First, you should MD5 test the .iso image (if you downloaded and burned/wrote/mounted/extracted the .iso), to make sure it is not corrupted. See https://help.ubuntu.com/community/HowToMD5SUM. If this is Ubuntu 11.10 Oneiric Ocelot, then since the MD5 hashes for that version have so far not yet been added to https://help.ubuntu.com/community/UbuntuHashes, you'll have to use http://releases.ubuntu.com/oneiric/MD5SUMS or http://cdimage.ubuntu.com/xubuntu/releases/11.10/release/MD5SUMS (depending on what file you downloaded).

If the .iso image or Wubi.exe installer (whichever you downloaded) doesn't check out, then redownload it, MD5 test the newly downloaded file, and install with the new (good) file.

If the file does have the right MD5SUM, then you should consider how you are installing it. Are you installing it with the necessary privileges?
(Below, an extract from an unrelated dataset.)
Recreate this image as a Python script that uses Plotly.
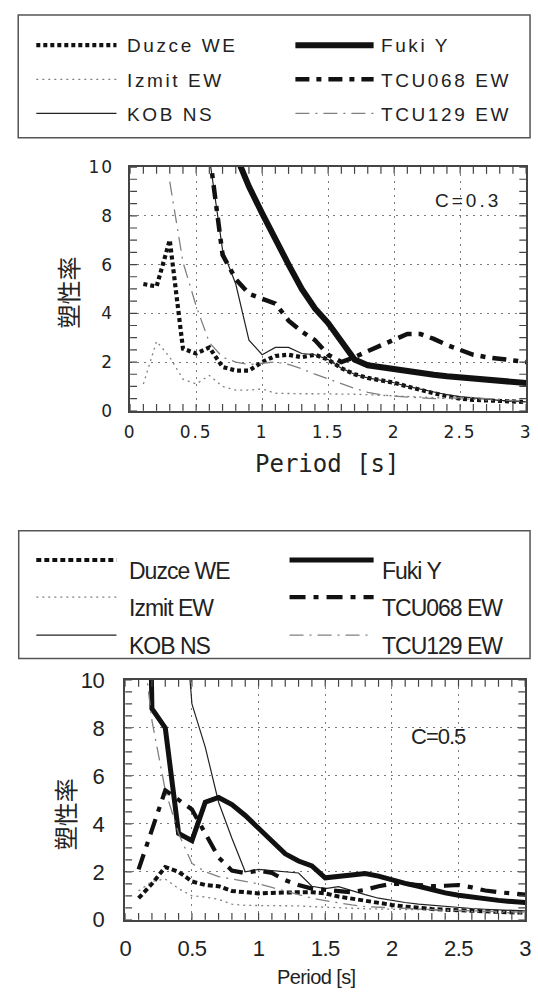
import plotly.graph_objects as go

W, H = 538, 1003

# ---------------- data ----------------
series_names = ["Duzce WE", "Izmit EW", "KOB NS", "Fuki Y", "TCU068 EW", "TCU129 EW"]

periods = [0.1, 0.2, 0.3, 0.4, 0.5, 0.6, 0.7, 0.8, 0.9, 1.0,
           1.1, 1.2, 1.3, 1.4, 1.5, 1.6, 1.7, 1.8, 1.9, 2.0,
           2.1, 2.2, 2.3, 2.4, 2.5, 2.6, 2.7, 2.8, 2.9, 3.0]

# C = 0.3
duzce_c03 = [5.2, 5.1, 7.0, 2.55, 2.35, 2.6, 1.8, 1.65, 1.65, 2.0,
             2.25, 2.3, 2.2, 2.3, 2.1, 1.75, 1.5, 1.35, 1.25, 1.15,
             1.0, 0.85, 0.72, 0.6, 0.5, 0.45, 0.42, 0.4, 0.38, 0.36]
izmit_c03 = [1.1, 2.85, 2.2, 1.3, 1.1, 1.45, 1.0, 0.85, 0.85, 0.9,
             0.72, 0.7, 0.7, 0.7, 0.7, 0.7, 0.68, 0.66, 0.64, 0.62,
             0.6, 0.58, 0.56, 0.54, 0.5, 0.47, 0.44, 0.41, 0.38, 0.35]
kob_c03_periods = periods[5:]
kob_c03 = [10.4, 6.6, 5.2, 2.9, 2.3, 2.6, 2.6, 2.35, 2.3, 2.1,
           1.75, 1.5, 1.35, 1.25, 1.15, 1.0, 0.88, 0.76, 0.66, 0.58,
           0.52, 0.47, 0.43, 0.4, 0.37]
fuki_c03_periods = periods[7:]
fuki_c03 = [10.5, 9.2, 8.1, 7.0, 6.0, 5.0, 4.2, 3.6, 2.85, 2.1,
            1.87, 1.78, 1.7, 1.62, 1.55, 1.48, 1.42, 1.37, 1.32, 1.27,
            1.22, 1.18, 1.14]
tcu068_c03_periods = periods[5:]
tcu068_c03 = [10.6, 6.4, 5.4, 4.8, 4.6, 4.4, 3.7, 3.25, 2.9, 2.3,
              2.0, 2.2, 2.45, 2.7, 2.95, 3.15, 3.15, 2.95, 2.7, 2.5,
              2.3, 2.2, 2.12, 2.06, 2.0]
tcu129_c03_periods = periods[2:]
tcu129_c03 = [9.4, 6.1, 4.3, 2.8, 2.2, 2.0, 1.9, 1.95, 2.0, 1.9,
              1.72, 1.5, 1.3, 1.12, 0.92, 0.76, 0.66, 0.6, 0.56, 0.53,
              0.5, 0.52, 0.54, 0.55, 0.5, 0.45, 0.42, 0.4]

# C = 0.5
duzce_c05 = [0.9, 1.5, 2.2, 2.0, 1.6, 1.45, 1.4, 1.2, 1.15, 1.1,
             1.12, 1.15, 1.15, 1.15, 1.1, 0.97, 0.88, 0.78, 0.68, 0.62,
             0.55, 0.48, 0.45, 0.42, 0.39, 0.37, 0.35, 0.33, 0.31, 0.3]
izmit_c05 = [1.2, 1.6, 1.7, 1.3, 1.0, 0.95, 0.85, 0.65, 0.6, 0.6,
             0.6, 0.6, 0.58, 0.55, 0.52, 0.5, 0.48, 0.46, 0.45, 0.45,
             0.44, 0.42, 0.41, 0.4, 0.38, 0.35, 0.33, 0.3, 0.29, 0.28]
kob_c05_periods = periods[3:]
kob_c05 = [16.0, 9.0, 7.2, 4.9, 3.4, 2.0, 2.1, 2.05, 2.0, 1.95,
           1.4, 1.3, 1.38, 1.2, 1.05, 0.9, 0.8, 0.72, 0.65, 0.6,
           0.55, 0.5, 0.47, 0.44, 0.41, 0.39, 0.37]
fuki_c05 = [40.0, 8.8, 8.0, 3.6, 3.3, 4.9, 5.1, 4.8, 4.35, 3.8,
            3.25, 2.75, 2.45, 2.25, 1.75, 1.8, 1.88, 1.93, 1.82, 1.65,
            1.52, 1.4, 1.25, 1.12, 1.02, 0.94, 0.87, 0.81, 0.76, 0.72]
tcu068_c05 = [2.1, 3.7, 5.4, 5.0, 4.6, 3.6, 2.6, 2.05, 1.95, 2.05,
              1.95, 1.65, 1.45, 1.3, 1.25, 1.18, 1.15, 1.25, 1.4, 1.5,
              1.5, 1.45, 1.4, 1.42, 1.45, 1.35, 1.22, 1.15, 1.1, 1.05]
tcu129_c05 = [13.0, 8.3, 5.4, 3.6, 2.35, 2.0, 1.8, 1.7, 1.6, 1.5,
              1.35, 1.2, 1.05, 0.9, 0.8, 0.7, 0.62, 0.55, 0.52, 0.5,
              0.47, 0.45, 0.43, 0.4, 0.39, 0.38, 0.36, 0.35, 0.33, 0.32]

x_tickvals = [0, 0.5, 1, 1.5, 2, 2.5, 3]
x_ticktext = ["0", "0.5", "1", "1.5", "2", "2.5", "3"]
y_tickvals = [0, 2, 4, 6, 8, 10]
y_ticktext = ["0", "2", "4", "6", "8", "10"]
x_minor_ticks = [round(0.1 * k, 1) for k in range(31)]
y_minor_ticks = [0.5 * k for k in range(21)]

panel_labels = ["C=0.3", "C=0.5"]
x_title = "Period [s]"
y_title = "塑性率"

panel_data = [
    {
        "Duzce WE": (periods, duzce_c03),
        "Izmit EW": (periods, izmit_c03),
        "KOB NS": (kob_c03_periods, kob_c03),
        "Fuki Y": (fuki_c03_periods, fuki_c03),
        "TCU068 EW": (tcu068_c03_periods, tcu068_c03),
        "TCU129 EW": (tcu129_c03_periods, tcu129_c03),
    },
    {
        "Duzce WE": (periods, duzce_c05),
        "Izmit EW": (periods, izmit_c05),
        "KOB NS": (kob_c05_periods, kob_c05),
        "Fuki Y": (periods, fuki_c05),
        "TCU068 EW": (periods, tcu068_c05),
        "TCU129 EW": (periods, tcu129_c05),
    },
]

# ---------------- styles ----------------
styles = [
    {
        "Duzce WE": dict(color="#111", width=4.2, dash="4px,3px"),
        "Izmit EW": dict(color="#808080", width=1.3, dash="2px,4px"),
        "KOB NS": dict(color="#222", width=1.2, dash="solid"),
        "Fuki Y": dict(color="#111", width=6, dash="solid"),
        "TCU068 EW": dict(color="#111", width=4.5, dash="14px,7px,5px,7px"),
        "TCU129 EW": dict(color="#808080", width=1.3, dash="14px,6px,2px,6px"),
    },
    {
        "Duzce WE": dict(color="#111", width=4.0, dash="5px,3px"),
        "Izmit EW": dict(color="#808080", width=1.3, dash="2px,4px"),
        "KOB NS": dict(color="#222", width=1.2, dash="solid"),
        "Fuki Y": dict(color="#111", width=5, dash="solid"),
        "TCU068 EW": dict(color="#111", width=4.2, dash="16px,8px,5px,8px"),
        "TCU129 EW": dict(color="#808080", width=1.3, dash="14px,6px,2px,6px"),
    },
]

def px_x(p):
    return p / W

def px_y(p):
    return 1 - p / H

# plot areas in pixels: (left, right, top, bottom)
areas = [(127, 532, 159, 409), (122, 531, 685, 931)]
axis_ids = [("x", "y"), ("x2", "y2")]

fig = go.Figure()

axis_fonts = [
    dict(family="DejaVu Sans, Liberation Sans", size=17, color="#222"),
    dict(family="Liberation Sans, Arial", size=22, color="#222"),
]
spacing = ["2px", "-0.6px"]
x_standoff = [5, 8]
y_standoff = [11, 15]

for i, data in enumerate(panel_data):
    xa, ya = axis_ids[i]
    for name in series_names:
        t, v = data[name]
        fig.add_trace(go.Scatter(
            x=t, y=v, mode="lines", name=name, showlegend=False,
            line=dict(**styles[i][name]), xaxis=xa, yaxis=ya,
        ))

def wrap(s, sp):
    return f'<span style="letter-spacing:{sp}">{s}</span>'

def axis_common(font):
    return dict(
        showline=True, linecolor="#444", linewidth=1.5, mirror=True,
        ticks="", showgrid=True, gridcolor="#7a7a7a", griddash="2px,5px", gridwidth=1.3,
        zeroline=False, tickfont=font,
    )

shapes = []
tick_len = 7
for i, area in enumerate(areas):
    l, r, t, b = area
    font = axis_fonts[i]
    sp = spacing[i]
    xa_id, ya_id = axis_ids[i]
    xkey = "xaxis" if i == 0 else "xaxis2"
    ykey = "yaxis" if i == 0 else "yaxis2"
    xa = axis_common(font)
    xa.update(
        domain=[px_x(l), px_x(r)], range=[0, 3], anchor=ya_id,
        tickmode="array", tickvals=x_tickvals, ticktext=[wrap(s, sp) for s in x_ticktext],
        ticklabelstandoff=x_standoff[i],
    )
    ya = axis_common(font)
    ya.update(
        domain=[px_y(b), px_y(t)], range=[0, 10], anchor=xa_id,
        tickmode="array", tickvals=y_tickvals, ticktext=[wrap(s, sp) for s in y_ticktext],
        ticklabelstandoff=y_standoff[i],
    )
    fig.update_layout({xkey: xa, ykey: ya})

    # inward tick marks on all four sides, placed through the axes
    fy = tick_len / (b - t)
    fx = tick_len / (r - l)
    for tv in x_minor_ticks:
        for y0, y1 in ((0, fy), (1, 1 - fy)):
            shapes.append(dict(type="line", xref=xa_id, yref=f"{ya_id} domain",
                               x0=tv, x1=tv, y0=y0, y1=y1,
                               line=dict(color="#444", width=1.2)))
    for tv in y_minor_ticks:
        for x0, x1 in ((0, fx), (1, 1 - fx)):
            shapes.append(dict(type="line", xref=f"{xa_id} domain", yref=ya_id,
                               x0=x0, x1=x1, y0=tv, y1=tv,
                               line=dict(color="#444", width=1.2)))

annotations = []

# axis titles & panel labels
xt_fonts = [dict(family="DejaVu Sans Mono", size=24, color="#222"),
            dict(family="Liberation Sans, Arial", size=20, color="#222")]
yt_pos = [(63, 288), (60, 823)]
lab_pos = [(437, 193), (412, 743)]
lab_fonts = [dict(family="Liberation Sans, Arial", size=19, color="#222"),
             dict(family="Liberation Sans, Arial", size=22, color="#222")]
annotations.append(dict(
    x=px_x(329), y=px_y(464), xref="paper", yref="paper",
    text=x_title, showarrow=False, xanchor="center", yanchor="middle", font=xt_fonts[0]))
annotations.append(dict(
    x=px_x(318), y=0, xref="paper", yref="paper",
    text=wrap(x_title, "-0.6px"), showarrow=False, xanchor="center", yanchor="bottom",
    font=xt_fonts[1]))
for i in range(2):
    annotations.append(dict(
        x=px_x(yt_pos[i][0]), y=px_y(yt_pos[i][1]), xref="paper", yref="paper",
        text=y_title, showarrow=False, textangle=-90,
        xanchor="center", yanchor="middle",
        font=dict(family="Noto Sans CJK JP", size=24, color="#222")))
    annotations.append(dict(
        x=px_x(lab_pos[i][0]), y=px_y(lab_pos[i][1]), xref="paper", yref="paper",
        text=wrap(panel_labels[i], "3px" if i == 0 else "-1px"), showarrow=False,
        xanchor="left", yanchor="middle", font=lab_fonts[i]))

# legend boxes (pixel layout)
legend_boxes = [(12.5, 536, 3, 129), (13, 536, 532, 663)]
legend_order = [["Duzce WE", "Izmit EW", "KOB NS"], ["Fuki Y", "TCU068 EW", "TCU129 EW"]]
legend_cfg = [
    dict(line_y=[34, 69, 104], text_y=[34, 70, 105],
         line_x=[(31, 113), (296, 376)], text_x=[122, 381],
         font=dict(family="Liberation Sans, Arial", size=19, color="#222"), sp="2.6px"),
    dict(line_y=[562, 600, 639], text_y=[573, 611, 650],
         line_x=[(31, 113), (290, 376)], text_x=[124, 383],
         font=dict(family="Liberation Sans, Arial", size=23, color="#222"), sp="-1px"),
]
for i in range(2):
    l, r, t, b = legend_boxes[i]
    shapes.append(dict(type="rect", xref="paper", yref="paper",
                       x0=px_x(l), x1=px_x(r), y0=px_y(b), y1=px_y(t),
                       line=dict(color="#555", width=1.5), fillcolor="rgba(0,0,0,0)"))
    cfg = legend_cfg[i]
    for c, col in enumerate(legend_order):
        for rr, name in enumerate(col):
            st = styles[i][name]
            lx0, lx1 = cfg["line_x"][c]
            ly = cfg["line_y"][rr]
            shapes.append(dict(type="line", xref="paper", yref="paper",
                               x0=px_x(lx0), x1=px_x(lx1), y0=px_y(ly), y1=px_y(ly),
                               line=dict(color=st["color"], width=st["width"], dash=st["dash"])))
            annotations.append(dict(
                x=px_x(cfg["text_x"][c]), y=px_y(cfg["text_y"][rr]), xref="paper", yref="paper",
                text=wrap(name, cfg["sp"]), showarrow=False, xanchor="left", yanchor="middle",
                font=cfg["font"]))

fig.update_layout(
    width=W, height=H, margin=dict(l=0, r=0, t=0, b=0),
    paper_bgcolor="white", plot_bgcolor="white",
    showlegend=False, annotations=annotations, shapes=shapes,
)

fig.write_html("out.html")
If you are running Windows Vista or Windows 7 (or a version of Windows Server corresponding to either of them), then there is something called User Account Control that (if not disabled) automatically runs programs without administrative rights, even when they are run by administrative users, unless the programs demand and are granted administrative access, or you specify when running them that they must have this access. If you're running one of these versions of Windows, then you installed Wubi, did you install it by right-clicking on Wubi.exe and clicking "Run as administrator"? If not, try that, and see if that works.

If your downloaded file has the right MD5 sum and you're either running Windows XP or you get the exact same error when you run Wubi.exe as an administrator explicitly, then you are almost certainly suffering from bug 613288. It would then be helpful for you to post there with information about your hardware and Windows version and the release (i.e., version) and flavor of Ubuntu (Xubuntu, in this case) that you are trying to install. And there are some workarounds for the bug posted on the bug page, so that might enable you to solve the problem.

It also occurs to me that you might try installing a different version of Ubuntu, which might not have the problem, or that you might try installing a more standard Ubuntu system via Wubi (the bug happened with Kubuntu, suggesting that the problem might be specific to derivatives and not happen with regular Ubuntu in Wubi), and that you might try installing a regular, non-Wubi Ubuntu system (but then, I know you've tried that here; hopefully you'll be able to get that working).